Strong condensate case

Now we will consider a strong condensate such that

$$\Omega \cong U + \varrho \gg \frac{\vert\triangle\psi_{0}\vert}{\vert\psi_{0}\vert},$$ (16)

i.e. the $r$ dependence of the potential $U$ is now balanced by the nonlinearity. This is usually referred to as the Thomas-Fermi limit [6]. Wavepackets now `` feel'' the presence of a strong condensate if $\varrho \sim k^{2}$. We see that the WKB approach is applicable because

$$k^{2}\sim \varrho \gg \frac{1}{r_{0}^{2}} \sim \frac{\vert\triangle\psi_{0}\vert}{\vert\psi_{0}\vert}.$$

According to the ray equations $\omega$ is a constant along a wavepacket's trajectory, so we can find the packet's wavenumber from $k^{2} = \sqrt{\varrho^{2}+\omega^{2}}-\varrho$. One can see that $k^2$ remains positive for any value of $\varrho$ which means that the presence of the condensate does not lead to any new wavepacket reflection points (i.e. when $k$ takes a value of zero). Thus, turbulence is allowed to penetrate into the center of the potential well. However, the group velocity increases when the condensate becomes stronger, $\partial_k \omega \sim \sqrt \rho$. This means that the density of wavepackets decreases toward the center of well. Therefore, the condensate tends to push the turbulence away from the center, toward the edges of the potential trap.

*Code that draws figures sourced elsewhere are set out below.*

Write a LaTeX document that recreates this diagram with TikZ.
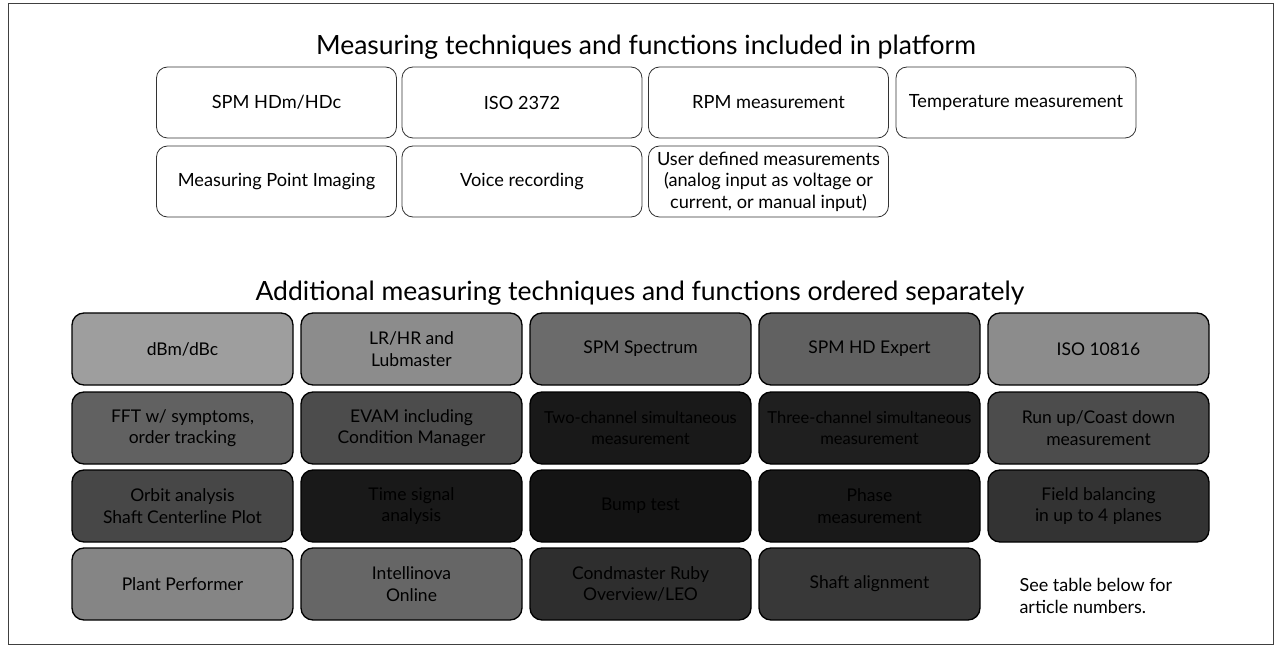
\documentclass[tikz,border=0pt]{standalone}
\usepackage{fontspec}
\setmainfont{Lato}
\begin{document}
\begin{tikzpicture}[x=1pt,y=-1pt,
  titletext/.style={font=\fontsize{26.5}{30}\selectfont, anchor=base},
  topbox/.style={rectangle, rounded corners=11pt, draw=black!80, line width=0.8pt,
    minimum width=240pt, minimum height=71pt, align=center, inner sep=2pt,
    font=\fontsize{18.2}{21.5}\selectfont},
  gbox/.style={rectangle, rounded corners=12pt, draw=black, line width=1.3pt,
    minimum width=221pt, minimum height=72pt, align=center, inner sep=2pt,
    font=\fontsize{17.5}{21.5}\selectfont, fill=#1, text=black},
  smalltext/.style={font=\fontsize{16.5}{21}\selectfont},
  notetext/.style={font=\fontsize{18}{22}\selectfont, align=left, anchor=west}
]
\useasboundingbox (0,0) rectangle (1278,647);
\draw[black!75, line width=1pt] (8,4) rectangle (1273,644);

% Included in platform
\node[titletext] (t1) at (646,55) {Measuring techniques and functions included in platform};
\node[topbox] (a1) at (276.5,102.5) {SPM HDm/HDc};
\node[topbox] (a2) at (522,102.5) {ISO 2372};
\node[topbox] (a3) at (768.5,102.5) {RPM measurement};
\node[topbox] (a4) at (1016,102.5) {Temperature measurement};
\node[topbox] (a5) at (276.5,181.5) {Measuring Point Imaging};
\node[topbox] (a6) at (522,181.5) {Voice recording};
\node[topbox] (a7) at (768.5,181.5) {User defined measurements\\(analog input as voltage or\\current, or manual input)};

% Ordered separately
\node[titletext] (t2) at (640,301) {Additional measuring techniques and functions ordered separately};

\node[gbox=black!38] (b11) at (182.5,349) {dBm/dBc};
\node[gbox=black!45] (b12) at (411.5,349) {LR/HR and\\Lubmaster};
\node[gbox=black!58] (b13) at (640.5,349) {SPM Spectrum};
\node[gbox=black!62] (b14) at (869.5,349) {SPM HD Expert};
\node[gbox=black!45] (b15) at (1098.5,349) {ISO 10816};

\node[gbox=black!62] (b21) at (182.5,428) {FFT w/ symptoms,\\order tracking};
\node[gbox=black!70] (b22) at (411.5,428) {EVAM including\\Condition Manager};
\node[gbox=black!90, smalltext] (b23) at (640.5,428) {Two-channel simultaneous\\measurement};
\node[gbox=black!88, smalltext] (b24) at (869.5,428) {Three-channel simultaneous\\measurement};
\node[gbox=black!70] (b25) at (1098.5,428) {Run up/Coast down\\measurement};

\node[gbox=black!72] (b31) at (182.5,506) {Orbit analysis\\Shaft Centerline Plot};
\node[gbox=black!90] (b32) at (411.5,506) {Time signal\\analysis};
\node[gbox=black!92] (b33) at (640.5,506) {Bump test};
\node[gbox=black!90] (b34) at (869.5,506) {Phase\\measurement};
\node[gbox=black!80] (b35) at (1098.5,506) {Field balancing\\in up to 4 planes};

\node[gbox=black!48] (b41) at (182.5,584) {Plant Performer};
\node[gbox=black!60] (b42) at (411.5,584) {Intellinova\\Online};
\node[gbox=black!82] (b43) at (640.5,584) {Condmaster Ruby\\Overview/LEO};
\node[gbox=black!78] (b44) at (869.5,584) {Shaft alignment};

\node[notetext] (note) at (1016,596) {See table below for\\article numbers.};
\end{tikzpicture}
\end{document}
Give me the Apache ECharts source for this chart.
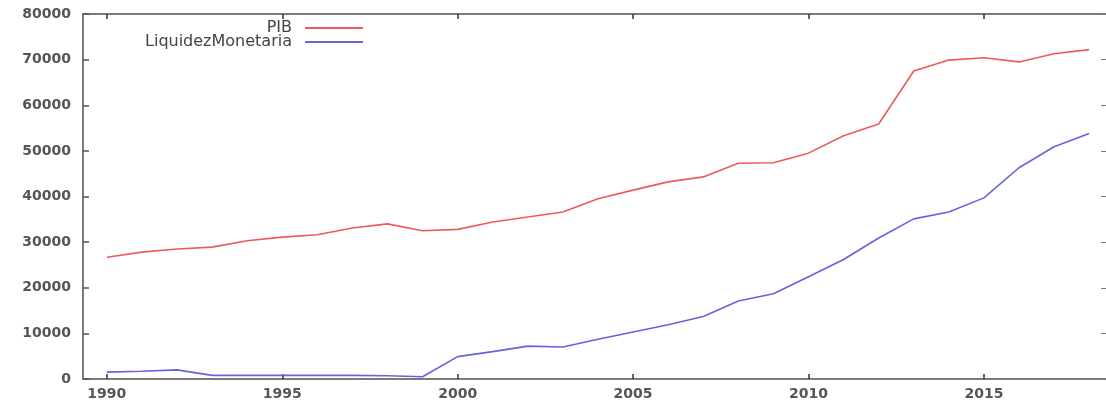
<!DOCTYPE html>
<html>
<head>
<meta charset="utf-8">
<script src="https://cdn.jsdelivr.net/npm/echarts@6/dist/echarts.min.js"></script>
<style>html,body{margin:0;padding:0;background:#fff}#c{width:1106px;height:402px}</style>
</head>
<body>
<div id="c"></div>
<script>
const years = [1990,1991,1992,1993,1994,1995,1996,1997,1998,1999,2000,2001,2002,2003,2004,2005,2006,2007,2008,2009,2010,2011,2012,2013,2014,2015,2016,2017,2018];
const pib = [26700,27800,28500,28900,30300,31100,31600,33100,34000,32500,32800,34400,35500,36600,39500,41400,43200,44300,47300,47400,49500,53300,55900,67500,69900,70400,69500,71300,72200];
const liquidez = [1500,1700,2000,800,800,800,800,800,700,500,4900,6000,7200,7000,8700,10300,11900,13700,17100,18700,22400,26200,30900,35100,36600,39700,46300,50900,53800];
const xTicks = [1990,1995,2000,2005,2010,2015];
const seriesNames = ['PIB','LiquidezMonetaria'];

const chart = echarts.init(document.getElementById('c'));
const axisCol = '#7a7a7a';
const labelStyle = {color:'#555', fontFamily:'DejaVu Sans', fontSize:14, fontWeight:'bold'};
const legendBase = {
  orient:'vertical', right:738, itemWidth:58, itemHeight:2, itemGap:0,
  align:'right', icon:'rect', selectedMode:false,
  textStyle:{color:'#444', fontFamily:'DejaVu Sans', fontSize:16, padding:[0,8,0,0]}
};
chart.setOption({
  animation:false,
  backgroundColor:'#fff',
  grid:{left:83, top:14, right:0, bottom:23},
  legend:[
    Object.assign({}, legendBase, {data:[seriesNames[0]], top:15}),
    Object.assign({}, legendBase, {data:[seriesNames[1]], top:29})
  ],
  xAxis:[
    {type:'value', min:1989.32, max:2018.48, position:'bottom',
     axisLine:{onZero:false, lineStyle:{color:axisCol, width:2}},
     axisTick:{inside:true, length:5, customValues:xTicks, lineStyle:{color:'#333', width:1.5}},
     axisLabel:Object.assign({customValues:xTicks, margin:8, formatter:v=>String(v)}, labelStyle),
     splitLine:{show:false}},
    {type:'value', min:1989.32, max:2018.48, position:'top',
     axisLine:{onZero:false, lineStyle:{color:axisCol, width:2}},
     axisTick:{inside:true, length:5, customValues:xTicks, lineStyle:{color:'#333', width:1.5}},
     axisLabel:{show:false}, splitLine:{show:false}}
  ],
  yAxis:[
    {type:'value', min:0, max:80000, interval:10000, position:'left',
     axisLine:{show:true, onZero:false, lineStyle:{color:axisCol, width:2}},
     axisTick:{show:true, inside:true, length:6, lineStyle:{color:'#555', width:1.5}},
     axisLabel:Object.assign({margin:12, formatter:v=>String(v)}, labelStyle),
     splitLine:{show:false}},
    {type:'value', min:0, max:80000, interval:10000, position:'right',
     axisLine:{show:false},
     axisTick:{show:true, inside:true, length:5, lineStyle:{color:'#777', width:1}},
     axisLabel:{show:false}, splitLine:{show:false}}
  ],
  series:[
    {name:seriesNames[0], type:'line', showSymbol:false, xAxisIndex:0, yAxisIndex:0,
     itemStyle:{color:'#ee5a5a'}, lineStyle:{color:'#ee5a5a', width:1.6},
     data:years.map((y,i)=>[y,pib[i]])},
    {name:seriesNames[1], type:'line', showSymbol:false, xAxisIndex:0, yAxisIndex:0,
     itemStyle:{color:'#6464e0'}, lineStyle:{color:'#6464e0', width:1.6},
     data:years.map((y,i)=>[y,liquidez[i]])}
  ]
});
</script>
</body>
</html>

To summarize, in the presence of a strong condensate we have two regions of applicability for our WKB descriptions, see figure 2. Wavepackets at a position $r<r_{0}$, in the central region of the potential well will evolve according to the WKB-condensate description () - (). The Laplacian term only becomes important for $r>r_{0}$ where $\varrho$ is exponentially small. In this case the Ehrenfest description is appropriate. It will be shown in the next section that these two WKB descriptions can be combined into a single set of formulae.